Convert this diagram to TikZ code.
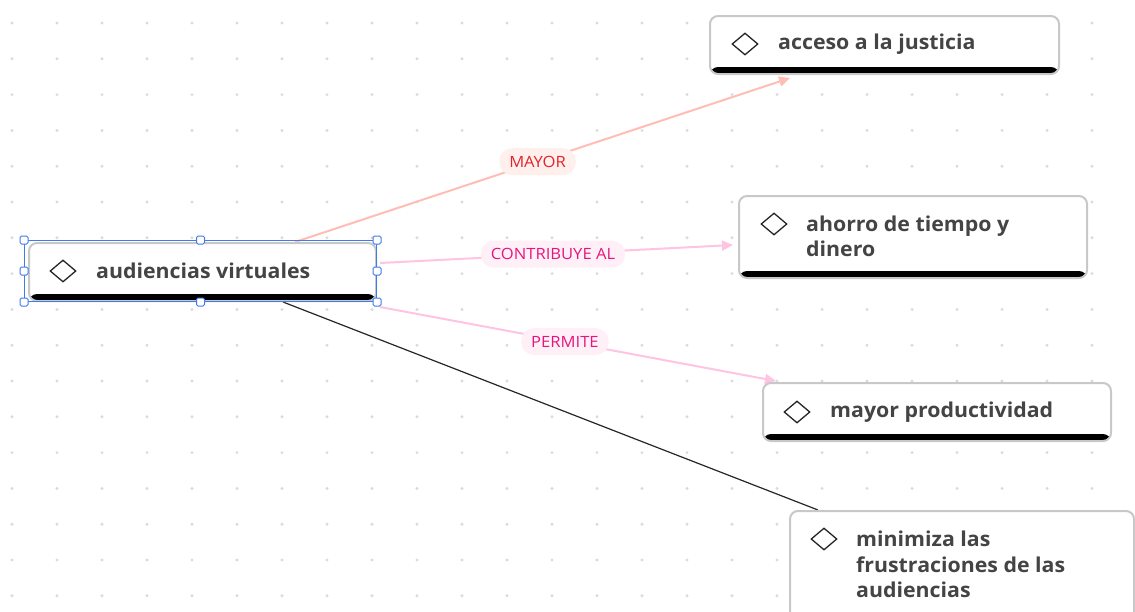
\documentclass[tikz,border=0pt]{standalone}
\usepackage{fontspec}
\setmainfont{Open Sans}
\newfontfamily\boxfont{Open Sans}[FakeStretch=1.04]
\newfontfamily\pillfont{Open Sans}[FakeStretch=1.07]
\usetikzlibrary{arrows.meta,shapes.geometric,calc}
\definecolor{txt}{HTML}{444444}
\definecolor{dotc}{HTML}{DADADA}
\definecolor{cardb}{HTML}{C8C8C8}
\definecolor{selc}{HTML}{3F7BEA}
\definecolor{lsal}{HTML}{FFBDB5}
\definecolor{lpink}{HTML}{FFC4E2}
\definecolor{tred}{HTML}{E3242B}
\definecolor{tmag}{HTML}{E5177E}
\definecolor{bgsal}{HTML}{FFF0EE}
\definecolor{bgpink}{HTML}{FFF0F7}
\tikzset{
  card/.style={draw=cardb, line width=2pt, fill=white, rounded corners=8pt, inner sep=0pt, anchor=north west,
    path picture={\fill[black] ([yshift=7pt]path picture bounding box.south west) rectangle (path picture bounding box.south east);}},
  ico/.style={diamond, draw=black!85, line width=1.3pt, inner sep=0pt, minimum width=26pt, minimum height=22pt},
  lbl/.style={font=\boxfont\fontsize{20.5}{25.5}\selectfont\bfseries, text=txt, anchor=west, inner sep=0pt, align=left},
  pill/.style={rounded corners=13pt, inner xsep=10pt, inner ysep=0pt, minimum height=27pt, font=\pillfont\fontsize{15.5}{17}\selectfont},
  pillsal/.style={pill, fill=bgsal, text=tred},
  pillpink/.style={pill, fill=bgpink, text=tmag},
  conn/.style={line width=2pt, -{Triangle[length=11pt,width=10pt]}},
  handle/.style={draw=selc, fill=white, line width=1pt, minimum size=8pt, inner sep=0pt, rounded corners=1.5pt}
}
\begin{document}
\begin{tikzpicture}[x=1pt,y=-1pt]
\useasboundingbox (0,0) rectangle (1135,611);
\fill[white] (0,0) rectangle (1135,611);
\foreach \i in {0,...,25} \foreach \j in {0,...,16} \fill[dotc] (12+45*\i, 23+35.8*\j) circle (1.6pt);

% invisible placeholders giving the card positions
\path
  (28,242) node[card, minimum width=347pt, minimum height=58pt, draw=none, fill=none, path picture={}] (A) {}
  (709,15) node[card, minimum width=349pt, minimum height=58pt, draw=none, fill=none, path picture={}] (B) {}
  (738,195) node[card, minimum width=348pt, minimum height=82pt, draw=none, fill=none, path picture={}] (C) {}
  (762,382) node[card, minimum width=348pt, minimum height=58pt, draw=none, fill=none, path picture={}] (D) {}
  (789,510) node[card, minimum width=344pt, minimum height=120pt, draw=none, fill=none, path picture={}] (E) {};

% connectors
\draw[conn, lsal] ($(A.north west)+(267,0)$) -- node[pos=0.49, pillsal] {MAYOR} ($(B.south west)+(81,3)$);
\draw[conn, lpink] ($(A.east)+(3,-9)$) -- node[pos=0.49, pillpink] {CONTRIBUYE AL} ($(C.west)+(-5,8)$);
\draw[conn, lpink] ($(A.south east)+(3,5)$) -- node[pos=0.467, pillpink] {PERMITE} ($(D.north west)+(14,-1)$);
\draw[line width=1.2pt, black!85] ($(A.south west)+(255,0)$) -- ($(E.north west)+(29,0)$);

% visible cards
\node[card, minimum width=347pt, minimum height=58pt] at (A.north west) {};
\node[card, minimum width=349pt, minimum height=58pt] at (B.north west) {};
\node[card, minimum width=348pt, minimum height=82pt] at (C.north west) {};
\node[card, minimum width=348pt, minimum height=58pt] at (D.north west) {};
\node[card, minimum width=344pt, minimum height=120pt] at (E.north west) {};

\node[ico] (Ai) at (63,271) {};
\node[lbl] (At) at (96,271) {audiencias virtuales};
\node[ico] (Bi) at (745,44) {};
\node[lbl] (Bt) at (778,44) {acceso a la justicia};
\node[ico] (Ci) at (774,224) {};
\node[lbl] (Ct) at (806,236.5) {ahorro de tiempo y\\dinero};
\node[ico] (Di) at (797,412) {};
\node[lbl] (Dt) at (830,412) {mayor productividad};
\node[ico] (Ei) at (824,539) {};
\node[lbl] (Et) at (856,564.5) {minimiza las\\frustraciones de las\\audiencias};

% selection
\node[draw=selc, line width=1pt, minimum width=352pt, minimum height=61pt, anchor=north west, inner sep=0pt] (S) at (24,240) {};
\foreach \a in {north west, north, north east, west, east, south west, south, south east}
  \node[handle] at (S.\a) {};
\end{tikzpicture}
\end{document}
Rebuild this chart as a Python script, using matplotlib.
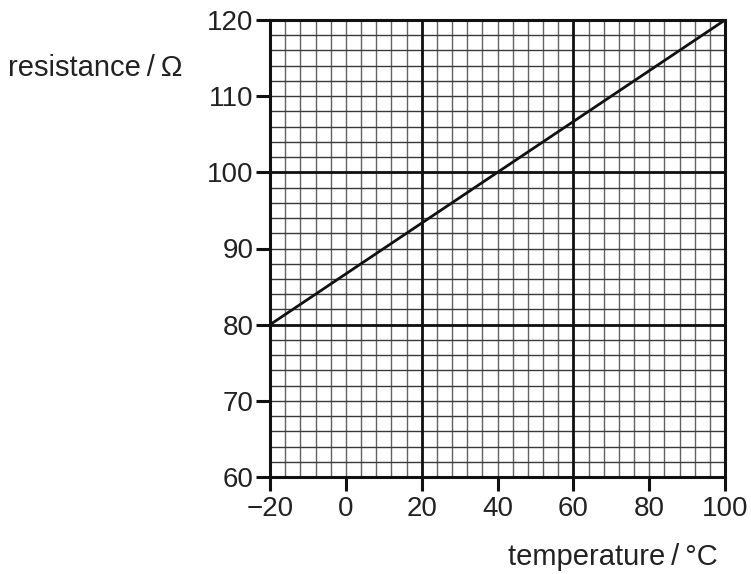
import numpy as np
import matplotlib.pyplot as plt

plt.rcParams['font.family'] = ['Liberation Sans', 'DejaVu Sans']

# graph data
temperature = [-20, 100]
resistance = [80, 120]

x_ticks = [-20, 0, 20, 40, 60, 80, 100]
y_ticks = [60, 70, 80, 90, 100, 110, 120]

fig = plt.figure(figsize=(7.51, 5.74), dpi=100)
ax = fig.add_axes([270/751, 1 - 477/574, 455/751, 457/574])

# graph paper grid: small squares 4 degC x 2 ohm, bold every 10 squares
for gx in np.arange(-20, 101, 4):
    ax.axvline(gx, color='#626262', lw=1.0, zorder=1)
for gy in np.arange(60, 121, 2):
    ax.axhline(gy, color='#3a3a3a', lw=1.0, zorder=1)
for gx in [20, 60]:
    ax.axvline(gx, color='#111111', lw=2.0, zorder=2)
for gy in [80, 100]:
    ax.axhline(gy, color='#111111', lw=2.0, zorder=2)

ax.plot(temperature, resistance, color='#111111', lw=2.0, zorder=3)

ax.set_xlim(-20, 100)
ax.set_ylim(60, 120)
ax.set_xticks(x_ticks)
ax.set_yticks(y_ticks)
ax.tick_params(direction='out', length=10, width=2.2, labelsize=20,
               color='#111111', labelcolor='#222222')
ax.tick_params(axis='y', pad=2)
ax.tick_params(axis='x', pad=4)
for s in ax.spines.values():
    s.set_linewidth(2.2)
    s.set_color('#111111')
    s.set_zorder(4)

fig.text(8/751, 1 - 68/574, 'resistance\u2009/\u2009\u03a9', fontsize=21,
         ha='left', va='center', color='#222222')
fig.text(718/751, 1 - 557/574, 'temperature\u2009/\u2009°C', fontsize=21,
         ha='right', va='center', color='#222222')

fig.savefig('out.png', dpi=100)
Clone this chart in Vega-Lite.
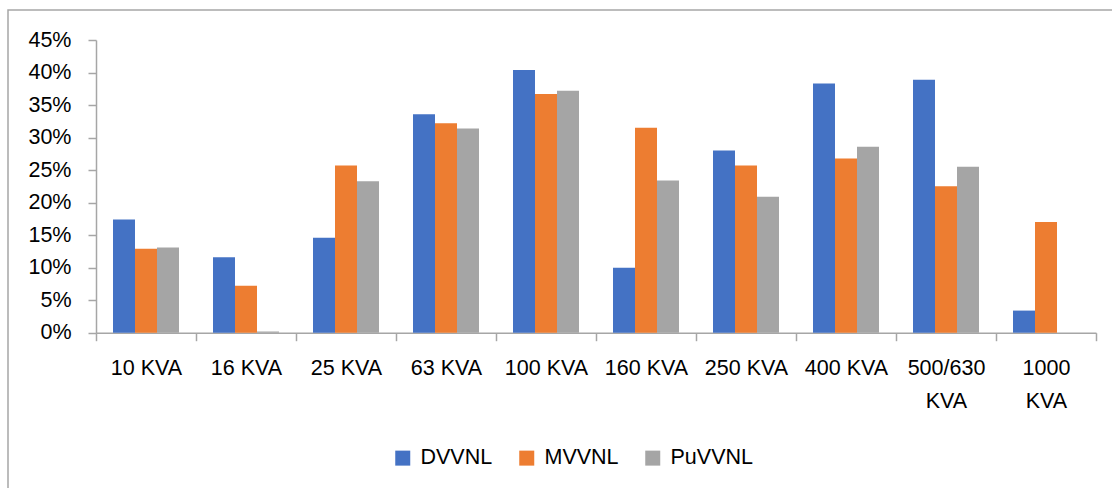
{
  "$schema": "https://vega.github.io/schema/vega-lite/v6.json",
  "autosize": {"type": "none"},
  "padding": {"left": 8, "top": 10, "right": 0, "bottom": 0},
  "width": 1110,
  "height": 480,
  "background": "white",
  "data": {
    "values": [
      {"size": "10 KVA", "discom": "DVVNL", "share": 0.174},
      {"size": "10 KVA", "discom": "MVVNL", "share": 0.129},
      {"size": "10 KVA", "discom": "PuVVNL", "share": 0.131},
      {"size": "16 KVA", "discom": "DVVNL", "share": 0.116},
      {"size": "16 KVA", "discom": "MVVNL", "share": 0.072},
      {"size": "16 KVA", "discom": "PuVVNL", "share": 0.002},
      {"size": "25 KVA", "discom": "DVVNL", "share": 0.146},
      {"size": "25 KVA", "discom": "MVVNL", "share": 0.257},
      {"size": "25 KVA", "discom": "PuVVNL", "share": 0.233},
      {"size": "63 KVA", "discom": "DVVNL", "share": 0.336},
      {"size": "63 KVA", "discom": "MVVNL", "share": 0.322},
      {"size": "63 KVA", "discom": "PuVVNL", "share": 0.314},
      {"size": "100 KVA", "discom": "DVVNL", "share": 0.404},
      {"size": "100 KVA", "discom": "MVVNL", "share": 0.367},
      {"size": "100 KVA", "discom": "PuVVNL", "share": 0.372},
      {"size": "160 KVA", "discom": "DVVNL", "share": 0.100},
      {"size": "160 KVA", "discom": "MVVNL", "share": 0.315},
      {"size": "160 KVA", "discom": "PuVVNL", "share": 0.234},
      {"size": "250 KVA", "discom": "DVVNL", "share": 0.280},
      {"size": "250 KVA", "discom": "MVVNL", "share": 0.257},
      {"size": "250 KVA", "discom": "PuVVNL", "share": 0.209},
      {"size": "400 KVA", "discom": "DVVNL", "share": 0.383},
      {"size": "400 KVA", "discom": "MVVNL", "share": 0.268},
      {"size": "400 KVA", "discom": "PuVVNL", "share": 0.286},
      {"size": "500/630 KVA", "discom": "DVVNL", "share": 0.389},
      {"size": "500/630 KVA", "discom": "MVVNL", "share": 0.225},
      {"size": "500/630 KVA", "discom": "PuVVNL", "share": 0.255},
      {"size": "1000 KVA", "discom": "DVVNL", "share": 0.034},
      {"size": "1000 KVA", "discom": "MVVNL", "share": 0.170}
    ]
  },
  "mark": {"type": "bar"},
  "encoding": {
    "x": {
      "field": "size",
      "type": "nominal",
      "sort": null,
      "title": null,
      "scale": {"range": [88, 1088], "paddingInner": 0, "paddingOuter": 0},
      "axis": {
        "offset": -157.3,
        "tickBand": "extent",
        "tickSize": 8,
        "labelPadding": 17,
        "labelAngle": 0,
        "labelLineHeight": 33,
        "labelExpr": "datum.label == '500/630 KVA' || datum.label == '1000 KVA' ? split(datum.label, ' ') : datum.label"
      }
    },
    "xOffset": {
      "field": "discom",
      "type": "nominal",
      "sort": ["DVVNL", "MVVNL", "PuVVNL"],
      "scale": {"paddingInner": 0, "paddingOuter": 0.773}
    },
    "y": {
      "field": "share",
      "type": "quantitative",
      "title": null,
      "scale": {"domain": [0, 0.45], "range": [322.7, 30], "nice": false},
      "axis": {
        "offset": -88,
        "values": [0, 0.05, 0.1, 0.15, 0.2, 0.25, 0.3, 0.35, 0.4, 0.45],
        "format": ".0%",
        "tickSize": 8,
        "labelPadding": 17,
        "grid": false
      }
    },
    "color": {
      "field": "discom",
      "type": "nominal",
      "title": null,
      "scale": {
        "domain": ["DVVNL", "MVVNL", "PuVVNL"],
        "range": ["#4472c4", "#ed7d31", "#a5a5a5"]
      },
      "legend": {
        "orient": "none",
        "direction": "horizontal",
        "legendX": 384,
        "legendY": 437,
        "symbolType": "square",
        "symbolSize": 225,
        "symbolStrokeWidth": 0,
        "labelOffset": 7,
        "columnPadding": 23,
        "padding": 0
      }
    }
  },
  "config": {
    "view": {"stroke": "#a6a6a6", "strokeWidth": 1.5},
    "font": "Liberation Sans",
    "axis": {
      "domainColor": "#a6a6a6",
      "tickColor": "#a6a6a6",
      "domainWidth": 1.5,
      "tickWidth": 1.5,
      "labelFont": "Liberation Sans",
      "labelFontSize": 21.5,
      "labelColor": "#000000"
    },
    "legend": {
      "labelFont": "Liberation Sans",
      "labelFontSize": 21.5,
      "labelColor": "#000000"
    }
  }
}
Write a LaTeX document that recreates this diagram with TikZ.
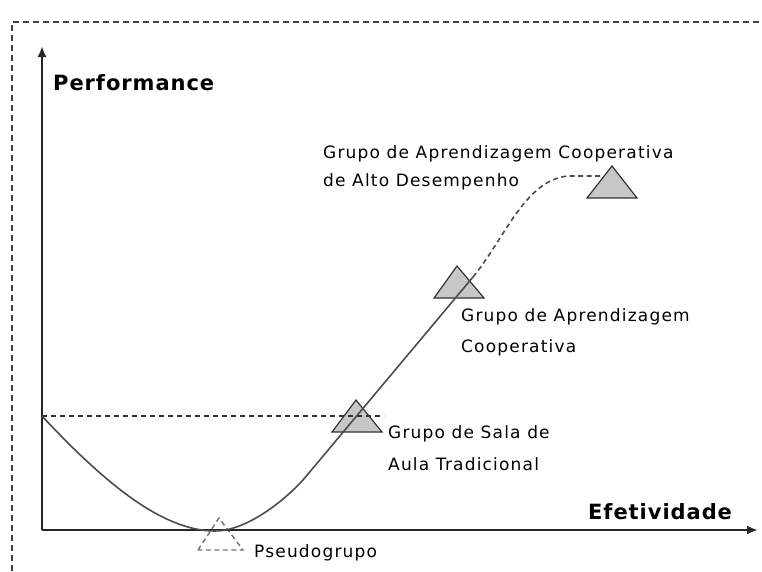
\documentclass[tikz,border=0pt]{standalone}
\usepackage{fontspec}
\setmainfont{DejaVu Sans}
\newfontfamily\lblfont[LetterSpace=7]{DejaVu Sans}
\newfontfamily\axfont[LetterSpace=4.5]{DejaVu Sans Bold}
\usetikzlibrary{arrows.meta}
\begin{document}
\begin{tikzpicture}[x=1pt,y=-1pt,
  lbl/.style={inner sep=0pt,anchor=base west,font=\lblfont\fontsize{17}{20}\selectfont,text=black},
  axlbl/.style={inner sep=0pt,anchor=base west,font=\axfont\fontsize{21}{24}\selectfont,text=black},
  axis/.style={line width=2.4pt,draw=black!85,-{Latex[length=11pt,width=9pt]}},
  curve/.style={line width=1.6pt,draw=black!70},
  dcurve/.style={line width=1.6pt,draw=black!70,dash pattern=on 5pt off 3.5pt},
  frame/.style={line width=1.3pt,draw=black!75,dash pattern=on 6pt off 4pt},
  tri/.style={fill=black!22,draw=black!80,line width=1.2pt},
  dtri/.style={draw=black!55,line width=1.4pt,dash pattern=on 5pt off 3.5pt}]
\useasboundingbox (0,0) rectangle (762,571);
% frame
\draw[frame] (12,571) -- (12,22) -- (762,22);
% triangles
\path (332,432) coordinate (t1l) (356,400) coordinate (t1a) (382,432) coordinate (t1r);
\path (434,298) coordinate (t2l) (457,266) coordinate (t2a) (484,298) coordinate (t2r);
\path (587,198) coordinate (t3l) (612,166) coordinate (t3a) (637,198) coordinate (t3r);
\path (198,550) coordinate (t0l) (219,518) coordinate (t0a) (243,550) coordinate (t0r);
\draw[tri] (t1l) -- (t1a) -- (t1r) -- cycle;
\draw[tri] (t2l) -- (t2a) -- (t2r) -- cycle;
\draw[tri] (t3l) -- (t3a) -- (t3r) -- cycle;
\draw[dtri] (t0l) -- (t0a) -- (t0r) -- cycle;
% axes
\coordinate (o) at (42,530);
\coordinate (ytip) at (42,46);
\coordinate (xtip) at (758,530);
\coordinate (y0) at (42,416);
\coordinate (h1) at (384,416);
\draw[axis] (o) -- (ytip);
\draw[axis] (o) -- (xtip);
\draw[frame,line width=1.4pt,draw=black!80,dash pattern=on 5pt off 4pt] (y0) -- (h1);
% curve
\coordinate (m) at (215,531);
\coordinate (c1) at (303,480);
\coordinate (c2) at (473,277);
\coordinate (c3) at (568,176);
\coordinate (c4) at (600,176);
\draw[curve] (y0) .. controls (100,478) and (160,531) .. (m)
  .. controls (245,531) and (282,503) .. (c1) -- (c2);
\draw[dcurve] (c2) .. controls (505,238) and (525,180) .. (c3) -- (c4);
% labels
\node[axlbl] (perf) at (53,90) {Performance};
\node[axlbl] (efet) at (588,519) {Efetividade};
\node[lbl] (l1a) at (323,158) {Grupo de Aprendizagem Cooperativa};
\node[lbl] (l1b) at (323,186) {de Alto Desempenho};
\node[lbl] (l2a) at (461,321) {Grupo de Aprendizagem};
\node[lbl] (l2b) at (461,352) {Cooperativa};
\node[lbl] (l3a) at (388,438) {Grupo de Sala de};
\node[lbl] (l3b) at (388,470) {Aula Tradicional};
\node[lbl] (l0) at (254,557) {Pseudogrupo};
\end{tikzpicture}
\end{document}
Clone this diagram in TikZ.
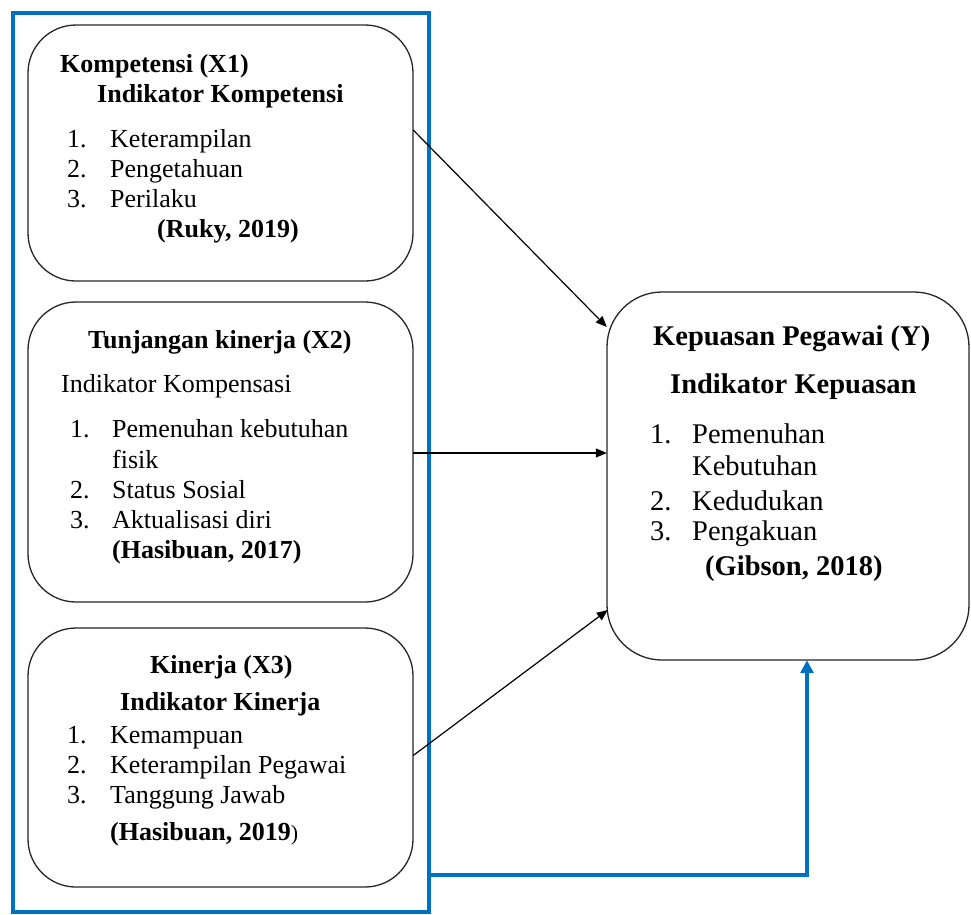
\documentclass[tikz,border=0pt]{standalone}
\usepackage{fontspec}
\setmainfont{Liberation Serif}
\usetikzlibrary{arrows.meta,calc}
\definecolor{wblue}{RGB}{0,112,192}
\tikzset{
  x=1pt,y=-1pt,
  rbox/.style={draw=black!85,line width=1.3pt,rounded corners=48pt},
  ybox/.style={draw=black!85,line width=1.3pt,rounded corners=55pt},
  tx/.style={anchor=base west,inner sep=0pt,font=\fontsize{26}{30}\selectfont},
  txb/.style={tx,font=\fontsize{26}{30}\selectfont\bfseries},
  ty/.style={anchor=base west,inner sep=0pt,font=\fontsize{28.5}{32}\selectfont},
  tyb/.style={ty,font=\fontsize{28.5}{32}\selectfont\bfseries},
  conn/.style={line width=1.2pt,-{Triangle[length=11pt,width=9pt]}},
  bconn/.style={wblue,line width=4pt,-{Triangle[length=13pt,width=13pt]}}
}
\begin{document}
\begin{tikzpicture}
\useasboundingbox[fill=white] (0,0) rectangle (971,914);
% blue frame
\draw[wblue,line width=4pt] (13,13) rectangle (429,912);
\coordinate (frameR) at (429,875);
% boxes
\draw[rbox] (28,25) rectangle (413,281);
\draw[rbox] (28,302) rectangle (413,602);
\draw[rbox] (28,628) rectangle (413,887);
\draw[ybox] (607,292) rectangle (969,660);
\node[inner sep=0,minimum width=385pt,minimum height=256pt] (b1) at (220.5,153) {};
\node[inner sep=0,minimum width=385pt,minimum height=300pt] (b2) at (220.5,452) {};
\node[inner sep=0,minimum width=385pt,minimum height=259pt] (b3) at (220.5,757.5) {};
\node[inner sep=0,minimum width=362pt,minimum height=368pt] (y) at (788,476) {};
% box 1 text
\node[txb] (t11) at (60,72) {Kompetensi (X1)};
\node[txb] (t12) at (97,102) {Indikator Kompetensi};
\node[tx] (n11) at (67,147) {1.};\node[tx] (t13) at (110,147) {Keterampilan};
\node[tx] (n12) at (67,177) {2.};\node[tx] (t14) at (110,177) {Pengetahuan};
\node[tx] (n13) at (67,207) {3.};\node[tx] (t15) at (110,207) {Perilaku};
\node[txb] (t16) at (157,237) {(Ruky, 2019)};
% box 2 text
\node[txb] (t21) at (88,348) {Tunjangan kinerja (X2)};
\node[tx] (t22) at (61,392) {Indikator Kompensasi};
\node[tx] (n21) at (70,437) {1.};\node[tx] (t23) at (112,437) {Pemenuhan kebutuhan};
\node[tx] (t24) at (112,468) {fisik};
\node[tx] (n22) at (70,498) {2.};\node[tx] (t25) at (112,498) {Status Sosial};
\node[tx] (n23) at (70,528) {3.};\node[tx] (t26) at (112,528) {Aktualisasi diri};
\node[txb] (t27) at (112,558) {(Hasibuan, 2017)};
% box 3 text
\node[txb] (t31) at (150,673) {Kinerja (X3)};
\node[txb] (t32) at (120,710) {Indikator Kinerja};
\node[tx] (n31) at (67,743) {1.};\node[tx] (t33) at (110,743) {Kemampuan};
\node[tx] (n32) at (67,773) {2.};\node[tx] (t34) at (110,773) {Keterampilan Pegawai};
\node[tx] (n33) at (67,803) {3.};\node[tx] (t35) at (110,803) {Tanggung Jawab};
\node[txb] (t36) at (110,840) {(Hasibuan, 2019\textmd{\fontsize{22}{26}\selectfont)}};
% box Y text
\node[tyb] (ty1) at (653,345) {Kepuasan Pegawai (Y)};
\node[tyb] (ty2) at (670,393) {Indikator Kepuasan};
\node[ty] (ny1) at (650,443) {1.};\node[ty] (ty3) at (692,443) {Pemenuhan};
\node[ty] (ty4) at (692,475) {Kebutuhan};
\node[ty] (ny2) at (650,510) {2.};\node[ty] (ty5) at (692,510) {Kedudukan};
\node[ty] (ny3) at (650,540) {3.};\node[ty] (ty6) at (692,540) {Pengakuan};
\node[tyb] (ty7) at (705,575) {(Gibson, 2018)};
% connectors
\draw[conn] ($(b1.east)+(0,-23)$) -- ($(y.west)+(0,-149)$);
\draw[conn] ($(b2.east)+(0,1)$) -- ($(y.west)+(0,-23)$);
\draw[conn] ($(b3.east)+(0,-2)$) -- ($(y.west)+(1,134)$);
\draw[bconn] (frameR) -| (y.south -| 807,0);
\end{tikzpicture}
\end{document}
========================
— Objective —
Return all the lines that contain the string "Clone".

— Task output —
Clone this chart in Vega-Lite.
Clone this diagram in TikZ.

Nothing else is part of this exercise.